The message of Tangled is about going into the world without fear, with an open mind and an open heart, because in fact very little out there in the world is dangerous.  Pretty much exactly what modern culture pays lip service to but denies every chance it gets with stories about child predators on every corner and date rape statistics worthy of a third-world war zone, all aimed at frothing us into such fear that we will trust the strangers in “authority” over the person drinking across the bar from us.  The witch in our midst insists that we fear the stranger on the late-night bus with us; Tangled tells us that what we should fear is that voice who casts him as a villain and not a late-night fry cook who dreams of becoming the next Emeril.  Because the one who seeks to exploit us for their own ends, to our detriment, is not the vague and long-toothed “other” but the propagandist spreading the fear.

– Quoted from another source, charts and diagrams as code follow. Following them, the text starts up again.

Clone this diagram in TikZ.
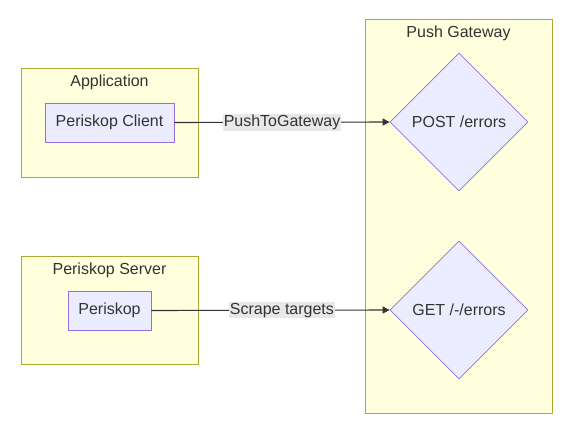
\documentclass[tikz,border=0pt]{standalone}
\usepackage{fontspec}
\setmainfont{Liberation Sans}
\usetikzlibrary{shapes.geometric,arrows.meta}
\definecolor{clfill}{HTML}{FFFFDE}
\definecolor{cldraw}{HTML}{AAAA33}
\definecolor{ndfill}{HTML}{ECECFF}
\definecolor{nddraw}{HTML}{9370DB}
\definecolor{edge}{HTML}{333333}
\definecolor{lblbg}{HTML}{E8E8E8}
\definecolor{txt}{HTML}{333333}
\tikzset{
  cluster/.style={draw=cldraw, fill=clfill, line width=0.8pt, inner sep=0pt},
  nodebox/.style={draw=nddraw, fill=ndfill, line width=0.8pt, inner sep=0pt, text=txt, font=\fontsize{16}{19}\selectfont},
  decision/.style={diamond, draw=nddraw, fill=ndfill, line width=0.8pt, inner sep=0pt, text=txt, font=\fontsize{16}{19}\selectfont, minimum width=138pt, minimum height=138pt, aspect=1},
  title/.style={text=txt, font=\fontsize{16}{19}\selectfont, inner sep=0pt},
  conn/.style={draw=edge, line width=1.1pt, -{Triangle[length=7pt,width=7pt]}},
  elabel/.style={fill=lblbg, text=txt, font=\fontsize{16}{19}\selectfont, inner sep=1pt}
}
\begin{document}
\begin{tikzpicture}[x=1pt,y=-1pt]
\useasboundingbox (0,0) rectangle (585,439);
% clusters
\node[cluster, minimum width=177pt, minimum height=109pt] (appc) at (109.5,122.5) {};
\node[title] (appt) at (109.5,82.5) {Application};
\node[cluster, minimum width=177pt, minimum height=108pt] (srvc) at (109.5,310) {};
\node[title] (srvt) at (109.5,270) {Periskop Server};
\node[cluster, minimum width=187pt, minimum height=394pt] (pgc) at (458.5,216) {};
\node[title] (pgt) at (458.5,33.5) {Push Gateway};
% nodes
\node[nodebox, minimum width=129pt, minimum height=39pt] (client) at (109.5,122.5) {Periskop Client};
\node[nodebox, minimum width=83pt, minimum height=39pt] (per) at (109.5,310.5) {Periskop};
\node[decision] (post) at (459,122) {POST /errors};
\node[decision] (get) at (459,310) {GET /-/errors};
% edges
\draw[conn] (client.east) -- node[elabel, pos=0.5] (l1) {PushToGateway} (post.west);
\draw[conn] (per.east) -- node[elabel, pos=0.548] (l2) {Scrape targets} (get.west);
\end{tikzpicture}
\end{document}
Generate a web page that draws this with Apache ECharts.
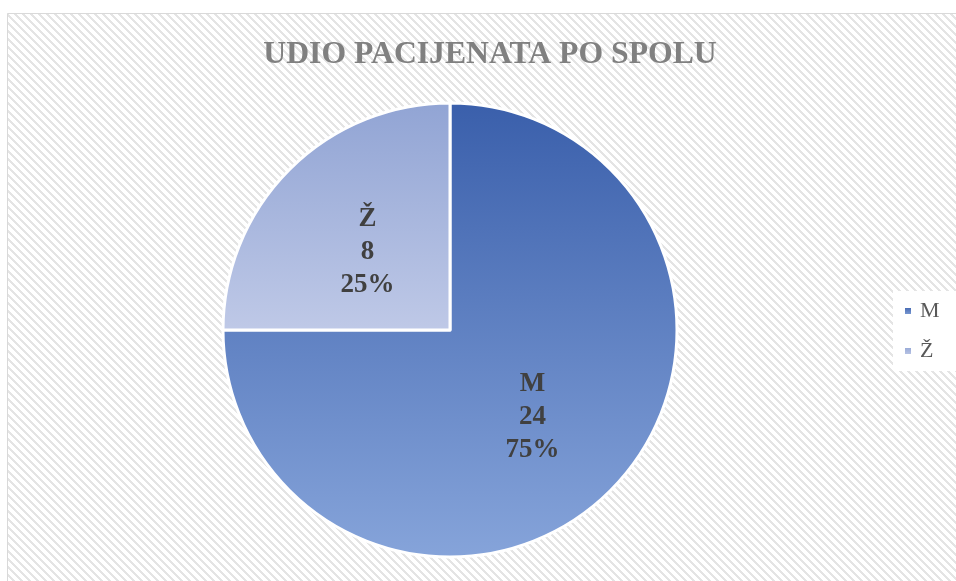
<!DOCTYPE html>
<html>
<head>
<meta charset="utf-8">
<title>Udio pacijenata po spolu</title>
<script src="https://cdn.jsdelivr.net/npm/echarts@6/dist/echarts.min.js"></script>
<style>
	html, body { margin: 0; padding: 0; background: #fff; }
	#pieChart { width: 956px; height: 581px; }
</style>
</head>
<body>
<div id="pieChart"></div>
<script>
var chartTitle = 'UDIO PACIJENATA PO SPOLU';
var categories = ['M', 'Ž'];
var counts = [24, 8];
var sliceColors = [
	['#3a5fab', '#86a4da'], // M: top -> bottom
	['#91a4d4', '#bfc9e7']  // Ž
];
var serif = '"Liberation Serif", "Times New Roman", serif';

// uzorak pozadine - dijagonalne crte
function stripePattern() {
	var c = document.createElement('canvas');
	c.width = 8;
	c.height = 8;
	var ctx = c.getContext('2d');
	ctx.fillStyle = '#ffffff';
	ctx.fillRect(0, 0, 8, 8);
	ctx.fillStyle = '#e4e4e4';
	for (var y = 0; y < 8; y++) {
		for (var x = 0; x < 8; x++) {
			if (((x - y) % 8 + 8) % 8 < 3) {
				ctx.fillRect(x, y, 1, 1);
			}
		}
	}
	return c;
}

window.onload = function() {
	chartPanel.init();
};

var chartPanel = {
	init : function() {
		var chart = echarts.init(document.getElementById('pieChart'));
		var data = categories.map(function(name, i) {
			return {
				name: name,
				value: counts[i],
				itemStyle: {
					color: new echarts.graphic.LinearGradient(0, 0, 0, 1, [
						{ offset: 0, color: sliceColors[i][0] },
						{ offset: 1, color: sliceColors[i][1] }
					])
				}
			};
		});
		var option = {
			animation: false,
			backgroundColor: '#fff',
			graphic: [{
				type: 'rect',
				z: -10,
				shape: { x: 7.5, y: 13.5, width: 980, height: 600 },
				style: {
					fill: { image: stripePattern(), repeat: 'repeat' },
					stroke: '#d9d9d9',
					lineWidth: 1
				}
			}],
			title: {
				text: chartTitle,
				left: 485,
				textAlign: 'center',
				top: 34,
				textStyle: {
					fontFamily: serif,
					fontSize: 31.7,
					fontWeight: 'bold',
					color: '#808080'
				}
			},
			legend: {
				orient: 'vertical',
				left: 893,
				top: 291,
				data: categories,
				icon: 'rect',
				itemWidth: 8,
				itemHeight: 8,
				itemGap: 18,
				padding: [9, 20, 9, 10],
				backgroundColor: '#ffffff',
				textStyle: {
					fontFamily: serif,
					fontSize: 22,
					color: '#595959',
					padding: [0, 0, 0, 3]
				}
			},
			series: [{
				type: 'pie',
				center: [450, 330],
				radius: 227,
				startAngle: 90,
				clockwise: true,
				data: data,
				itemStyle: {
					borderColor: '#ffffff',
					borderWidth: 3
				},
				label: {
					show: true,
					position: 'inside',
					// prazan gornji red malo spusti natpis
					formatter: '{s|}\n{b}\n{c}\n{d}%',
					fontFamily: serif,
					fontSize: 27,
					fontWeight: 'bold',
					lineHeight: 33,
					color: '#404040',
					rich: {
						s: { lineHeight: 9, fontSize: 1 }
					}
				},
				labelLine: { show: false },
				emphasis: { disabled: true }
			}]
		};
		chart.setOption(option);
	}
};
</script>
</body>
</html>
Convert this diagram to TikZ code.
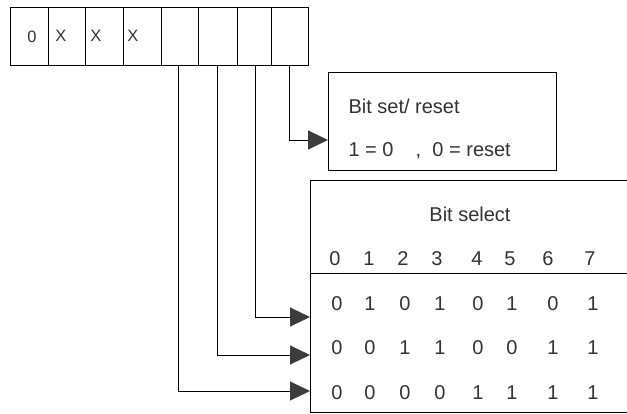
\documentclass[tikz,border=0pt]{standalone}
\usepackage{fontspec}
\setmainfont{Liberation Sans}
\usetikzlibrary{arrows.meta}
\definecolor{ink}{HTML}{333333}
\definecolor{tipgray}{HTML}{3C3C3C}
\begin{document}
\begin{tikzpicture}[x=1pt,y=-1pt,line width=1pt,
  cell/.style={draw,minimum height=58pt,inner sep=0pt,anchor=north west},
  reglabel/.style={text=ink,font=\fontsize{16.5}{18}\selectfont,inner sep=0pt},
  txt/.style={text=ink,font=\fontsize{20}{22}\selectfont,inner sep=0pt},
  feed/.style={-{Triangle[length=20pt,width=19pt,color=tipgray]}}]
\useasboundingbox (0,0) rectangle (627,413);
\clip (0,0) rectangle (627,413);
\fill[white] (0,0) rectangle (627,413);

% 8-bit control word
\node[cell,minimum width=38pt] (c1) at (10,7) {};
\node[cell,minimum width=37pt] (c2) at (48,7) {};
\node[cell,minimum width=38pt] (c3) at (85,7) {};
\node[cell,minimum width=38pt] (c4) at (123,7) {};
\node[cell,minimum width=37pt] (c5) at (161,7) {};
\node[cell,minimum width=39pt] (c6) at (198,7) {};
\node[cell,minimum width=34pt] (c7) at (237,7) {};
\node[cell,minimum width=37pt] (c8) at (271,7) {};
\node[reglabel] (l1) at (32,37) {0};
\node[reglabel] (l2) at (61,36) {X};
\node[reglabel] (l3) at (96,36) {X};
\node[reglabel] (l4) at (133,36) {X};

% Bit set/reset box
\node[draw,minimum width=228pt,minimum height=98pt,anchor=north west] (bsr) at (328,72) {};
\node[txt,anchor=west] (bsrt) at (348,106) {Bit set/ reset};
\node[txt,anchor=west] (bsrv) at (348,151) {1 = 0 \ \ \ , \ 0 = reset};

% Bit select table
\node[draw,minimum width=340pt,minimum height=232pt,anchor=north west] (sel) at (310,180) {};
\draw (310,273) -- (640,273);
\node[txt] (selt) at (470,214) {Bit select};
\foreach \d/\x in {0/335,1/369,2/403,3/437,4/477,5/510,6/548,7/590}
  \node[txt] (h\d) at (\x,259) {\d};
\foreach \d/\x/\a/\b/\c in {0/337/0/0/0,1/370/1/0/0,2/405/0/1/0,3/440/1/1/0,
                            4/478/0/0/1,5/512/1/0/1,6/553/0/1/1,7/593/1/1/1}{
  \node[txt] (ra\d) at (\x,304) {\a};
  \node[txt] (rb\d) at (\x,348) {\b};
  \node[txt] (rc\d) at (\x,393) {\c};
}

% feed lines from the low bits
\coordinate (s8) at (289,65);
\coordinate (s7) at (255,65);
\coordinate (s6) at (217,65);
\coordinate (s5) at (178,65);
\coordinate (e8) at (328,140);
\coordinate (e7) at (310,317);
\coordinate (e6) at (310,355);
\coordinate (e5) at (310,391);
\draw[feed] (s8) |- (e8);
\draw[feed] (s7) |- (e7);
\draw[feed] (s6) |- (e6);
\draw[feed] (s5) |- (e5);
\end{tikzpicture}
\end{document}
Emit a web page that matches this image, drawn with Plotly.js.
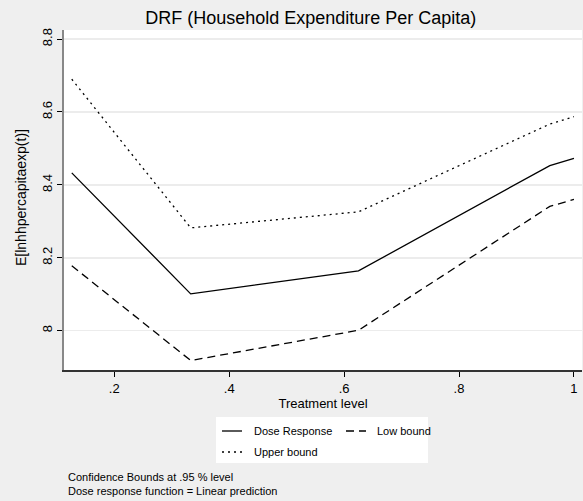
<!DOCTYPE html>
<html><head><meta charset="utf-8">
<script src="https://cdn.plot.ly/plotly-3.0.1.min.js"></script>
<style>html,body{margin:0;padding:0;background:#efefef}</style>
</head><body>
<div id="chart" style="width:583px;height:501px"></div>
<script>
const treatment = [0.126, 0.333, 0.625, 0.958, 1.0];
const doseResponse = [8.433, 8.101, 8.164, 8.453, 8.473];
const upperBound = [8.690, 8.282, 8.326, 8.567, 8.587];
const lowBound = [8.178, 7.918, 8.001, 8.341, 8.360];
const xTickVals = [0.2, 0.4, 0.6, 0.8, 1];
const xTickText = ['.2', '.4', '.6', '.8', '1'];
const yTickVals = [8, 8.2, 8.4, 8.6, 8.8];
const yTickText = ['8', '8.2', '8.4', '8.6', '8.8'];

const FONT = 'Liberation Sans, Arial, sans-serif';
const traces = [
  {x: treatment, y: doseResponse, mode: 'lines', name: 'Dose Response', line: {color: '#000', width: 1.3}},
  {x: treatment, y: lowBound, mode: 'lines', name: 'Low bound', line: {color: '#000', width: 1.3, dash: '8px,5px'}},
  {x: treatment, y: upperBound, mode: 'lines', name: 'Upper bound', line: {color: '#000', width: 1.3, dash: '2px,4px'}}
];
const layout = {
  width: 583, height: 501,
  paper_bgcolor: '#efefef', plot_bgcolor: '#ffffff',
  margin: {l: 64, r: 1, t: 30, b: 131},
  showlegend: false,
  font: {family: FONT, color: '#000', size: 13},
  title: {text: 'DRF (Household Expenditure Per Capita)', font: {size: 18, family: FONT}, x: 0.533, xanchor: 'center', y: 0.965, yanchor: 'middle'},
  xaxis: {range: [0.1125, 1.014], tickvals: xTickVals, ticktext: xTickText, ticks: 'outside', ticklen: 5, tickcolor: '#000',
    showgrid: false, zeroline: false, showline: true, linecolor: '#333', linewidth: 2,
    title: {text: 'Treatment level', font: {size: 13}, standoff: 4}, tickfont: {size: 13}},
  yaxis: {range: [7.892, 8.825], tickvals: yTickVals, ticktext: yTickText, ticks: 'outside', ticklen: 5, tickcolor: '#000', tickangle: -90,
    showgrid: true, gridcolor: '#ececec', gridwidth: 1.5, zeroline: false, showline: true, linecolor: '#888', linewidth: 2,
    tickfont: {size: 13}},
  shapes: [
    {type: 'rect', xref: 'paper', yref: 'paper', x0: 152/518, x1: 364/518, y0: -93/340, y1: -47/340, fillcolor: '#fff', line: {width: 0}, layer: 'below'},
    {type: 'line', xref: 'paper', yref: 'paper', x0: 158/518, x1: 178/518, y0: -61/340, y1: -61/340, line: {color: '#000', width: 1.3}},
    {type: 'line', xref: 'paper', yref: 'paper', x0: 282/518, x1: 302/518, y0: -61/340, y1: -61/340, line: {color: '#000', width: 1.3, dash: '8px,5px'}},
    {type: 'line', xref: 'paper', yref: 'paper', x0: 158/518, x1: 178/518, y0: -82/340, y1: -82/340, line: {color: '#000', width: 1.3, dash: '2px,4px'}}
  ],
  annotations: [
    {text: 'E[lnhhpercapitaexp(t)]', xref: 'paper', yref: 'paper', x: -43/518, y: (370-198)/340, xanchor: 'center', yanchor: 'middle', textangle: -90, showarrow: false, font: {size: 14}},
    {text: 'Dose Response', xref: 'paper', yref: 'paper', x: 188/518, y: -61/340, xanchor: 'left', yanchor: 'middle', showarrow: false, font: {size: 11}},
    {text: 'Low bound', xref: 'paper', yref: 'paper', x: 311/518, y: -61/340, xanchor: 'left', yanchor: 'middle', showarrow: false, font: {size: 11}},
    {text: 'Upper bound', xref: 'paper', yref: 'paper', x: 188/518, y: -82/340, xanchor: 'left', yanchor: 'middle', showarrow: false, font: {size: 11}},
    {text: 'Confidence Bounds at .95 % level<br>Dose response function = Linear prediction', xref: 'paper', yref: 'paper', x: 2/518, y: -99/340, xanchor: 'left', yanchor: 'top', align: 'left', showarrow: false, font: {size: 11}}
  ]
};
Plotly.newPlot('chart', traces, layout, {displayModeBar: false, staticPlot: true});
</script>
</body></html>
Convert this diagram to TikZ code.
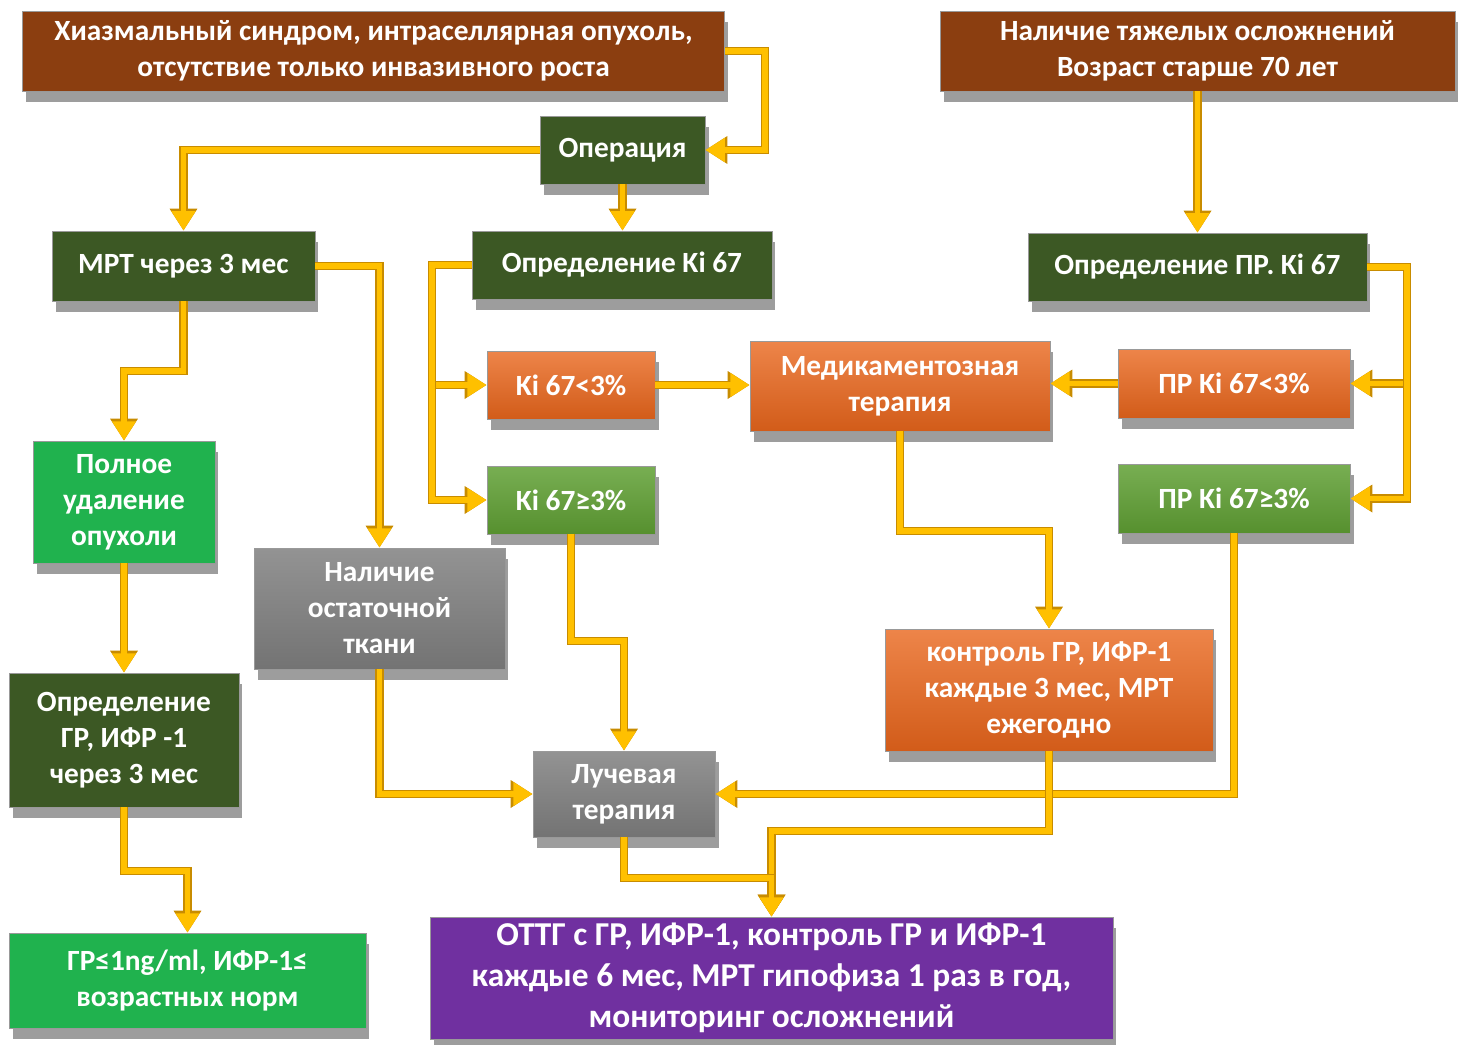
\documentclass[tikz,border=0pt]{standalone}
\usepackage{fontspec}
\setmainfont{Carlito}
\usetikzlibrary{positioning,arrows.meta,shadows}
\definecolor{brownbox}{RGB}{139,62,16}
\definecolor{darkgreen}{RGB}{60,88,36}
\definecolor{orangebox}{RGB}{233,102,28}
\definecolor{midgreen}{RGB}{96,160,52}
\definecolor{lightgreen}{RGB}{32,178,78}
\definecolor{graybox}{RGB}{128,128,128}
\definecolor{purplebox}{RGB}{112,48,160}
\definecolor{arrowgold}{RGB}{255,192,0}
\definecolor{arrowedge}{RGB}{200,140,0}

\begin{document}
\begin{tikzpicture}[x=0.02cm,y=-0.02cm,>={Triangle[width=13pt,length=11pt]},
  box/.style={draw=black!40,line width=0.5pt,text=white,align=center,inner sep=0pt,
    font=\fontsize{16.7}{20.5}\selectfont\bfseries,
    drop shadow={opacity=0.55,fill=black!70,shadow xshift=2pt,shadow yshift=-6pt}},
  brownstep/.style={box,fill=brownbox},
  darkstep/.style={box,fill=darkgreen},
  orangestep/.style={box,top color=orangebox!80!white,bottom color=orangebox!90!black},
  midstep/.style={box,top color=midgreen!85!white,bottom color=midgreen!90!black},
  lightstep/.style={box,fill=lightgreen},
  graystep/.style={box,top color=graybox!85!white,bottom color=graybox!90!black},
  flow/.style={->,draw=arrowgold,line width=3.4pt,
    preaction={draw=arrowedge,line width=4.6pt,-{Triangle[width=15pt,length=12.5pt]}}}]
  \useasboundingbox (0,0) rectangle (1465,1045);

  \node[brownstep,minimum width=14.06cm,minimum height=1.6cm] (start) at (373.5,51)
    {Хиазмальный синдром, интраселлярная опухоль,\\отсутствие только инвазивного роста};
  \node[brownstep,minimum width=10.3cm,minimum height=1.6cm] (risk) at (1197.5,51)
    {Наличие тяжелых осложнений\\Возраст старше 70 лет};
  \node[darkstep,minimum width=3.3cm,minimum height=1.36cm] (oper) at (622.5,150) {Операция};
  \node[darkstep,minimum width=5.26cm,minimum height=1.4cm] (mrt) at (183.5,266) {МРТ через 3 мес};
  \node[darkstep,minimum width=6cm,minimum height=1.36cm] (ki) at (622,265) {Определение Ki 67};
  \node[darkstep,minimum width=6.78cm,minimum height=1.36cm] (prki) at (1197.5,267) {Определение ПР. Ki 67};
  \node[orangestep,minimum width=3.36cm,minimum height=1.36cm] (kilow) at (571,385) {Ki 67<3\%};
  \node[orangestep,minimum width=6cm,minimum height=1.8cm] (drug) at (900,386) {Медикаментозная\\терапия};
  \node[orangestep,minimum width=4.64cm,minimum height=1.38cm] (prlow) at (1234,383.5) {ПР Ki 67<3\%};
  \node[midstep,minimum width=3.36cm,minimum height=1.36cm] (kihigh) at (571,500) {Ki 67≥3\%};
  \node[midstep,minimum width=4.64cm,minimum height=1.38cm] (prhigh) at (1234,498.5) {ПР Ki 67≥3\%};
  \node[lightstep,minimum width=3.64cm,minimum height=2.44cm] (full) at (124,502) {Полное\\удаление\\опухоли};
  \node[graystep,minimum width=5.02cm,minimum height=2.42cm] (rest) at (379.5,608.5) {Наличие\\остаточной\\ткани};
  \node[orangestep,minimum width=6.56cm,minimum height=2.44cm] (ctrl) at (1049,690)
    {контроль ГР, ИФР-1\\каждые 3 мес, МРТ\\ежегодно};
  \node[darkstep,minimum width=4.6cm,minimum height=2.68cm] (gh) at (124,740) {Определение\\ГР, ИФР -1\\через 3 мес};
  \node[graystep,minimum width=3.64cm,minimum height=1.72cm] (ray) at (624,794) {Лучевая\\терапия};
  \node[lightstep,minimum width=7.14cm,minimum height=1.9cm] (norm) at (187.5,980.5) {ГР≤1ng/ml, ИФР-1≤\\возрастных норм};
  \node[box,fill=purplebox,minimum width=13.66cm,minimum height=2.44cm,font=\fontsize{19}{23.5}\selectfont\bfseries] (ottg) at (771.5,978)
    {ОТТГ с ГР, ИФР-1, контроль ГР и ИФР-1\\каждые 6 мес, МРТ гипофиза 1 раз в год,\\мониторинг осложнений};

  \draw[flow] (start.east) -- ++(40,0) |- (oper.east);
  \draw[flow] (oper.west) -| (mrt.north);
  \draw[flow] (oper.south) -- (oper.south |- ki.north);
  \draw[flow] (risk.south) -- (prki.north);
  \draw[flow] (mrt.east) -| (rest.north);
  \draw[flow] (mrt.south) -- ++(0,70) -| (full.north);
  \draw[flow] (ki.west) -- ++(-40,0) |- (kilow.west);
  \draw[flow] (ki.west) -- ++(-40,0) |- (kihigh.west);
  \draw[flow] (kilow.east) -- (kilow.east -| drug.west);
  \draw[flow] (prki.east) -- ++(40,0) |- (prlow.east);
  \draw[flow] (prki.east) -- ++(40,0) |- (prhigh.east);
  \draw[flow] (prlow.west) -- (prlow.west -| drug.east);
  \draw[flow] (drug.south) -- ++(0,100) -| (ctrl.north);
  \draw[flow] (full.south) -- (gh.north);
  \draw[flow] (gh.south) -- ++(0,64) -| (norm.north);
  \draw[flow] (kihigh.south) -- ++(0,107) -| (ray.north);
  \draw[flow] (rest.south) |- (ray.west);
  \draw[flow] (prhigh.south) |- (ray.east);
  \draw[flow] (ctrl.south) -- ++(0,80) -| (ottg.north);
  \draw[flow] (ray.south) -- ++(0,41) -| (ottg.north);
\end{tikzpicture}
\end{document}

That is the message buried at the heart of Tangled—the last of its kind, the witch-killer of our last, worst enemy:  fear itself.

With the unknown vanquished, the supernatural absorbed into our own skin, and our own fears thrown off the tower to disintegrate like so much dust in the wind, there is nothing left for fairy tales to do.  They have outlived their usefulness as parables.  Let them go to their rest.

After all, we can always call them back again when we have need, like Arthur from his sleep in Avalon.

3 comments

  1. Great article! I snagged a blurb and linked to the full article to share with my readers.

  2. thanks for putting the time into this to really express what I think a lot of people are probably thinking. Cheers

  3. well with walt disney dead, so does what he stood for. its sad if fairy tales are dead.. no princes.. dead along with chivalry?